Durable Objects: single-threaded state

When you need coordination — a counter that must not race, a live session, a per-entity lock — a Durable Object gives you one addressable instance with its own storage, processing messages one at a time. It’s the right tool for a WebSocket hub or anything where “exactly one writer” matters. It is the wrong tool for bulk data (that’s D1/R2). On newer accounts, Durable Objects must be SQLite-backed — declare the migration accordingly or the deploy is rejected.

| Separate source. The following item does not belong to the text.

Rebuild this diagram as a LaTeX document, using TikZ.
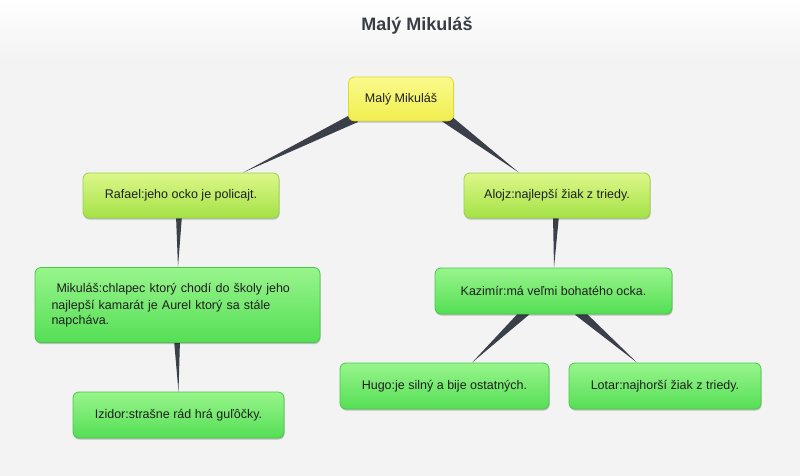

Queues: get heavy work off the request

Never make a user wait on a slow third-party call or a big computation. Enqueue it and return immediately; a consumer Worker drains the queue with retries and a dead-letter queue for failures:

await env.JOBS.send({ type: 'process_upload', key });   // producer, returns instantly
// consumer runs later, retried automatically on throw

Caching and headers: the part everyone gets wrong

Hashed build assets (/assets/app-a1b2.js) should be immutable and cached forever — but only if a missing asset returns a real 404. If your SPA fallback serves index.html (200, text/html) for a not-yet-propagated asset URL, the edge can cache that HTML under the asset’s URL as immutable — and every visitor then gets a “MIME type text/html” module error until you bump the filename. The fix is a headers/redirects rule that 404s missing /assets/* instead of falling through to the app shell. It’s a subtle one that takes real sites down; design for it up front.

Putting it together

Workers handle requests, D1 holds relational data, R2 holds files, Durable Objects coordinate state, and Queues absorb heavy work — all on one platform, one wrangler deploy, one bill. That’s the entire backend for most SaaS products, running at the edge with nothing to patch. Frabo runs its whole operator this way; the constraint of “no long-lived server” forces an architecture that’s cheaper and more resilient than the VM it replaced.